I play it for recordings. I don’t really know how to play it, but I can drone on it, play some basic figures. That’s why it’s sometimes out of tune, because it’s me playing. I actually liked how it sounded, the stuff I used at least. And the harmonium has a nice reedy sound to it. It kind of balances the electronic.

Do you find yourself bumping up against the limits of your own set-up and recording knowledge?

Oh yeah, all the time. My friend Cole M.G.N. mixed Ekstasis, but with Tragedy I mixed it all myself. On the last song, “Finale,” I had all four parts of my voice. I had bass, shifting it down so it sounds like a man, I sang over it as a soloist voice, and then in addition to that my friends did some singing. It was so hard to mix that song. I tend to have so many tracks. Too many, like 150 tracks! The vinyl version sounds spread out and nice, but I have problems with the digital version to this day.
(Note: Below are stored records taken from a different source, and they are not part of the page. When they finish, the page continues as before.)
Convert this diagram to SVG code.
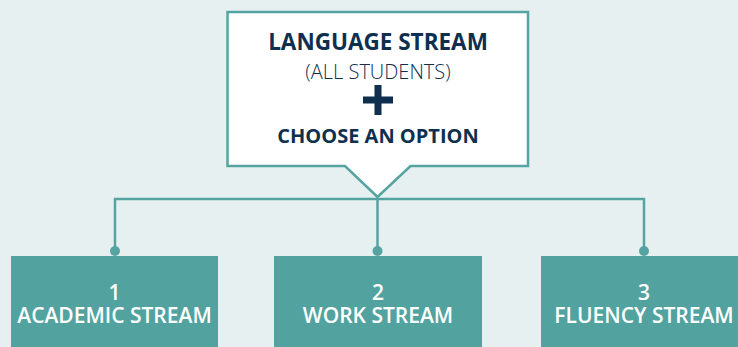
<svg xmlns="http://www.w3.org/2000/svg" width="738" height="347" viewBox="0 0 738 347">
<style>
.bg{fill:#e6f0f0}
.line{fill:none;stroke:#55a4a1;stroke-width:2.5}
.dot{fill:#55a4a1}
.box{fill:#52a3a0}
.wt{fill:#ffffff;font-family:"Open Sans",sans-serif;font-weight:600;font-size:21px;text-anchor:middle}
.nt{fill:#0f2f4f;font-family:"Open Sans",sans-serif;text-anchor:middle}
</style>
<rect class="bg" x="0" y="0" width="738" height="347"/>
<g id="connectors">
<path class="line" d="M115,251 V199 H644 V251 M377.5,199 V251"/>
<circle class="dot" cx="115" cy="251" r="5"/>
<circle class="dot" cx="377.5" cy="251" r="5"/>
<circle class="dot" cx="644" cy="251" r="5"/>
</g>
<g id="language-stream">
<path d="M227.5,12 H528 V166 H410.5 L377.5,197 L345,166 H227.5 Z" fill="#ffffff" stroke="#55a4a1" stroke-width="2.5"/>
<text class="nt" x="378" y="50" font-size="22.5" font-weight="700">LANGUAGE STREAM</text>
<text class="nt" x="378" y="79" font-size="20" font-weight="300">(ALL STUDENTS)</text>
<path d="M363,100 H393 M378,85 V115" stroke="#0f2f4f" stroke-width="7" fill="none"/>
<text class="nt" x="378" y="143" font-size="20" font-weight="700">CHOOSE AN OPTION</text>
</g>
<g id="academic-stream">
<rect class="box" x="11" y="256" width="207" height="100"/>
<text class="wt"><tspan x="114.5" y="300">1</tspan><tspan x="114.5" y="323">ACADEMIC STREAM</tspan></text>
</g>
<g id="work-stream">
<rect class="box" x="274" y="256" width="208" height="100"/>
<text class="wt"><tspan x="378" y="300">2</tspan><tspan x="378" y="323">WORK STREAM</tspan></text>
</g>
<g id="fluency-stream">
<rect class="box" x="541" y="256" width="207" height="100"/>
<text class="wt"><tspan x="644" y="300">3</tspan><tspan x="644" y="323">FLUENCY STREAM</tspan></text>
</g>
</svg>
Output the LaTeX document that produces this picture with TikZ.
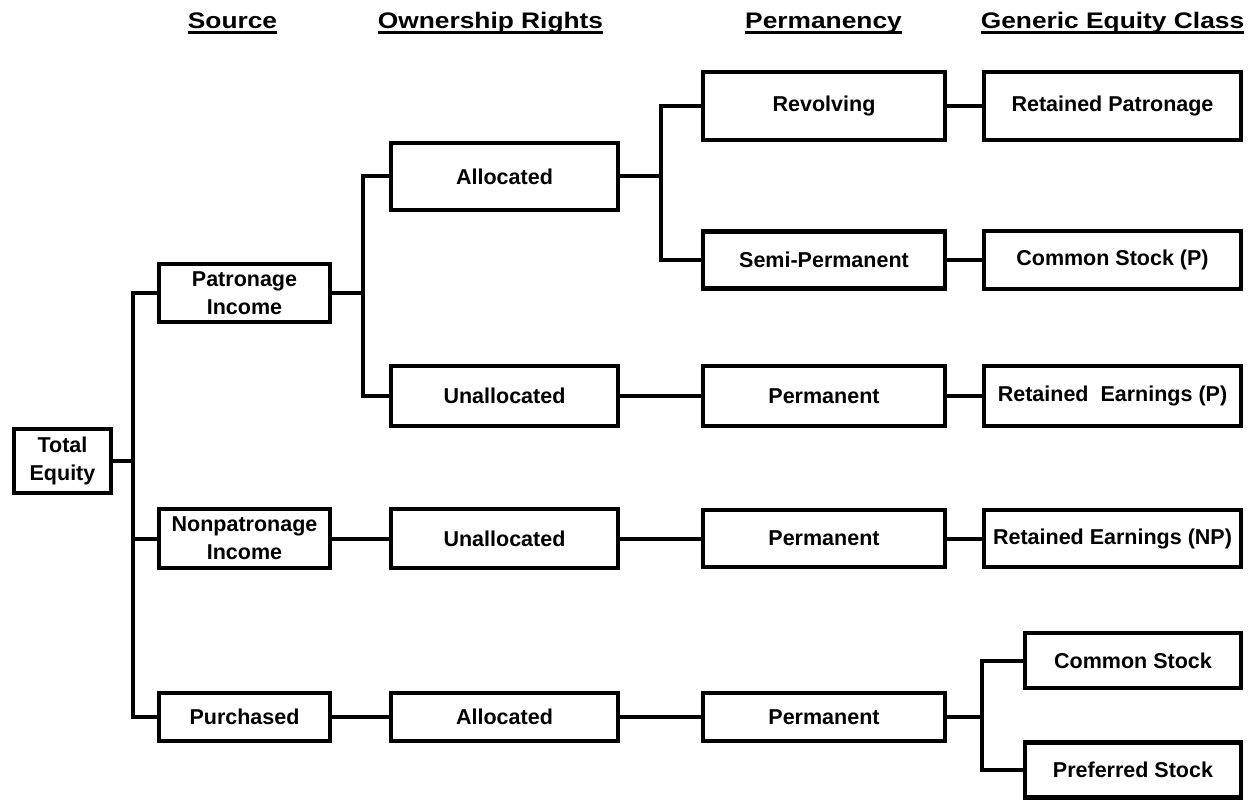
\documentclass[tikz,border=0pt]{standalone}
\usepackage{fontspec}
\setmainfont{Liberation Sans}
\newfontfamily\headfont[FakeStretch=1.17]{Liberation Sans}

\tikzset{
	box/.style={draw, line width=4.2pt, inner sep=0pt, align=center,
		font=\bfseries\fontsize{21.5}{28}\selectfont},
	src/.style={box, minimum width=171pt},
	own/.style={box, minimum width=227pt},
	prm/.style={box, minimum width=242pt},
	gen/.style={box, minimum width=257pt},
	head/.style={inner sep=0pt, anchor=base,
		font=\headfont\bfseries\fontsize{22.5}{27}\selectfont},
	link/.style={line width=4pt, line join=miter},
	uline/.style={line width=3pt},
}

\begin{document}
\begin{tikzpicture}[x=1pt, y=-1pt]
		\useasboundingbox (0,0) rectangle (1252,802);
		
		% column heads
		\node[head] (hsrc) at (232.5,29) {Source};
		\node[head] (hown) at (490.5,29) {Ownership Rights};
		\node[head] (hprm) at (823.5,29) {Permanency};
		\node[head] (hgen) at (1112.5,29) {Generic Equity Class};
		\draw[uline] ([yshift=-4pt]hsrc.base west) -- ([yshift=-4pt]hsrc.base east);
		\draw[uline] ([yshift=-4pt]hown.base west) -- ([yshift=-4pt]hown.base east);
		\draw[uline] ([yshift=-4pt]hprm.base west) -- ([yshift=-4pt]hprm.base east);
		\draw[uline] ([yshift=-4pt]hgen.base west) -- ([yshift=-4pt]hgen.base east);
		
		% boxes
		\node[box, minimum width=97pt, minimum height=64pt] (tot) at (62.5,461) {Total\\Equity};
		
		\node[src, minimum height=58pt] (pat) at (244.5,293) {Patronage\\Income};
		\node[src, minimum height=59pt] (npat) at (244.5,538.5) {Nonpatronage\\Income};
		\node[src, minimum height=48pt] (pur) at (244.5,717) {Purchased};
		
		\node[own, minimum height=67pt] (alloc1) at (504.5,176.5) {Allocated};
		\node[own, minimum height=60pt] (unal1) at (504.5,396) {Unallocated};
		\node[own, minimum height=59pt] (unal2) at (504.5,538.5) {Unallocated};
		\node[own, minimum height=48pt] (alloc2) at (504.5,717) {Allocated};
		
		\node[prm, minimum height=68pt] (rev) at (824,106) {Revolving};
		\node[prm, minimum height=57pt] (semi) at (824,260) {Semi-Permanent};
		\node[prm, minimum height=60pt] (perm1) at (824,396) {Permanent};
		\node[prm, minimum height=57pt] (perm2) at (824,538.5) {Permanent};
		\node[prm, minimum height=48pt] (perm3) at (824,717) {Permanent};
		
		\node[gen, minimum height=68pt] (retpat) at (1112.5,106) {Retained Patronage};
		\node[gen, minimum height=58pt] (comp) at (1112.5,260) {Common Stock (P)};
		\node[gen, minimum height=60pt] (rep) at (1112.5,396) {Retained\ \ Earnings (P)};
		\node[gen, minimum height=57pt] (renp) at (1112.5,538.5) {Retained Earnings (NP)};
		\node[box, minimum width=216pt, minimum height=55pt] (com) at (1133,660.5) {Common Stock};
		\node[box, minimum width=216pt, minimum height=55pt] (pref) at (1133,770) {Preferred Stock};
		
		% connectors
		\draw[link] (tot.east) -- ++(20,0) |- (pat.west);
		\draw[link] (tot.east) -- ++(20,0) |- (npat.west);
		\draw[link] (tot.east) -- ++(20,0) |- (pur.west);
		
		\draw[link] (pat.east) -- ++(31,0) |- (alloc1.west);
		\draw[link] (pat.east) -- ++(31,0) |- (unal1.west);
		\draw[link] (npat) -- (unal2);
		\draw[link] (pur) -- (alloc2);
		
		\draw[link] (alloc1.east) -- ++(41,0) |- (rev.west);
		\draw[link] (alloc1.east) -- ++(41,0) |- (semi.west);
		\draw[link] (unal1) -- (perm1);
		\draw[link] (unal2) -- (perm2);
		\draw[link] (alloc2) -- (perm3);
		
		\draw[link] (rev) -- (retpat);
		\draw[link] (semi) -- (comp);
		\draw[link] (perm1) -- (rep);
		\draw[link] (perm2) -- (renp);
		\draw[link] (perm3.east) -- ++(35,0) |- (com.west);
		\draw[link] (perm3.east) -- ++(35,0) |- (pref.west);
	\end{tikzpicture}
\end{document}
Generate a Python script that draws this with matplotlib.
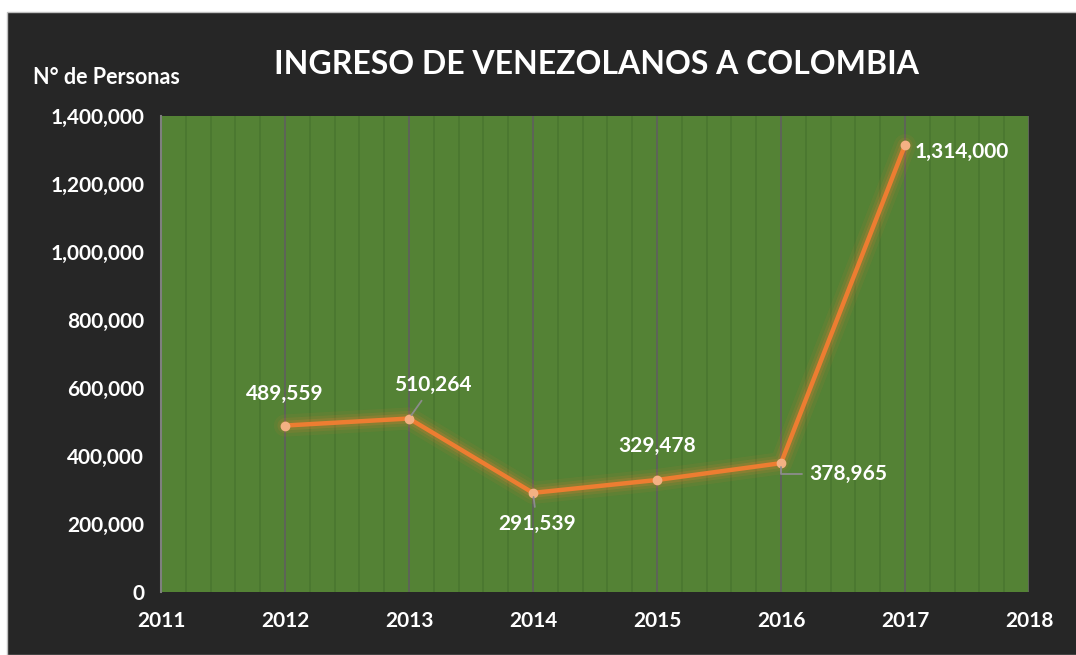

For a new song like “Marienbad” that is so heavily layered, how many vocal tracks did you use?

I don’t know. Probably 30? (laughs) It’s bad. It’s not good, or a professional way to do it. You should only have like 5.

If you are layering it to that extent, how morphed is the final product from where you started the song?

I wanted it to be like a wild jungle. No, wait, that’s not true.